The main things we really wanted were to be far more walkable to a wider variety of food and activities, with better running and cycling at our doorsteps and absolutely no yard work or gardening. Relocating to smack-dab in the middle of Kits about six blocks from the water has not only allowed us all those things, but has provided many more vegetarian/vegan options for eating as well.

The other thing losing roughly 1100 square feet and a double garage has done, is to force us to examine everything we have and become far more efficient. We sold or donated the vast majority of our furniture and found we still needed to get rid of more after we moved. This part has been a truly transformative experience. We’re hardly austere or depriving ourselves now, but we have way less stuff and the stuff we do have has become more compact, efficient and mostly better quality. We don’t even have a bedroom dresser and are currently weighing the value of buying even a small dining sideboard. As we stream all our entertainment now, we have no CDs, DVDs or other media any more, either.

Downsized dining – oak leaf table and teak stools

We used to have fully furnished living, dining and family rooms, den, three bedrooms and a double garage full of stuff.
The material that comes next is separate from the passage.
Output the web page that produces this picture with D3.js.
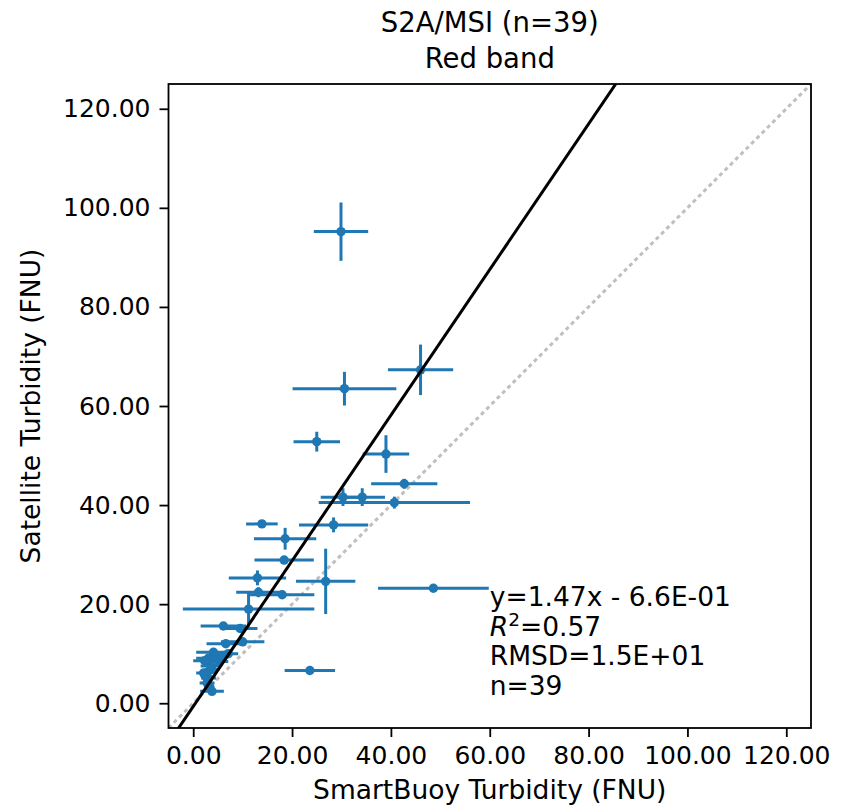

Honestly, our new condo has a very small oak dining table with teak stools, a sofa, chair, hope chest/coffee table, flat panel TV, and queen bed frame with storage drawers. In-suite, we have hall and bedroom closets (both recently fitted with excellent organizers) and a pantry of roughly an 8′ x 8′ size. Anything else we have is in two tiny storage lockers. The only other things we have left to do are to replace some ageing bath and kitchen fixtures and perhaps put a good glass shower door in.

We’re not done yet, but we’re close to a point where we’re just going to chill and enjoy our new freedom. I’d say minimalism is really a journey and you never really ‘achieve’ it; rather you just continually try to get better at it.